Separate out the lines that hold "recreates".

__________

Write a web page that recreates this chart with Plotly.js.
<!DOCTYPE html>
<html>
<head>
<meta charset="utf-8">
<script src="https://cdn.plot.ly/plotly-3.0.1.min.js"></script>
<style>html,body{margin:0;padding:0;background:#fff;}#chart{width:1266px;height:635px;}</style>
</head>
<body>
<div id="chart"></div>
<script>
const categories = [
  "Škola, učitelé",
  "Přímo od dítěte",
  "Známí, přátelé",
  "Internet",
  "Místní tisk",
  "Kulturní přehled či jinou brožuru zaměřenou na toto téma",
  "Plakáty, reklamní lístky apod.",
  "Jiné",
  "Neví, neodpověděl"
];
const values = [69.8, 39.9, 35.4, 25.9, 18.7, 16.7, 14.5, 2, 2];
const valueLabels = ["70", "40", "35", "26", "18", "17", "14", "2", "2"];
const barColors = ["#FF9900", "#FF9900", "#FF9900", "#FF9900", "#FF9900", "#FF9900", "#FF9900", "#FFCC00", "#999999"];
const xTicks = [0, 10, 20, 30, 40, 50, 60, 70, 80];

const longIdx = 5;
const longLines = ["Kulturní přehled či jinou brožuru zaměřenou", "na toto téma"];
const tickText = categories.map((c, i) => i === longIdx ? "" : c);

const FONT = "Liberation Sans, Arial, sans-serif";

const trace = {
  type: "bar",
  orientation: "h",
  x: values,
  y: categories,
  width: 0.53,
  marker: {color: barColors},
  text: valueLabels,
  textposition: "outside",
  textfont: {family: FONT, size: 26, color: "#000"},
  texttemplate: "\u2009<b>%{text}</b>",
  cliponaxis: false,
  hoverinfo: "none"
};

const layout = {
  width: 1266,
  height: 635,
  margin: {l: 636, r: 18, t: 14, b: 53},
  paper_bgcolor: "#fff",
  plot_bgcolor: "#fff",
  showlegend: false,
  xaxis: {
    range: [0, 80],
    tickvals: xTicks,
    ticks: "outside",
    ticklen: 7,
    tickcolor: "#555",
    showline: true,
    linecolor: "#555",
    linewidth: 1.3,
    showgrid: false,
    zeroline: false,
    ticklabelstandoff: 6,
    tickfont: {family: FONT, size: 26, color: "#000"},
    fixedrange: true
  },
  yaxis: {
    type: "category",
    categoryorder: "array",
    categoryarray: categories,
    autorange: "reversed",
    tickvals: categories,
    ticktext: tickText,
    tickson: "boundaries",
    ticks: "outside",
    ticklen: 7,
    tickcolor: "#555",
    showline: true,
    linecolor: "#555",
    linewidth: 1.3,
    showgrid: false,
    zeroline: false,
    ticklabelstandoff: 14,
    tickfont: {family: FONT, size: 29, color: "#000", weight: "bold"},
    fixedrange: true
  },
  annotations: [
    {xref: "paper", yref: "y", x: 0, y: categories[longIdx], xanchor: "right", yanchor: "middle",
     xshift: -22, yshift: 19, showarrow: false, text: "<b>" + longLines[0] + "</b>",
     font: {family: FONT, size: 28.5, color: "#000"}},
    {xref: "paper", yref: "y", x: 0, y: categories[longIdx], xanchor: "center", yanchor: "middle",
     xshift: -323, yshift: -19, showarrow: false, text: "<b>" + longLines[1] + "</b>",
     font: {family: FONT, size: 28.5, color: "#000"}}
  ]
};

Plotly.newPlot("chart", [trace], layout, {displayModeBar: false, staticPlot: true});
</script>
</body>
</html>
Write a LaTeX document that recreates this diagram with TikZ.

__________

■ **Task solution**
Write a web page that recreates this chart with Plotly.js.
Write a LaTeX document that recreates this diagram with TikZ.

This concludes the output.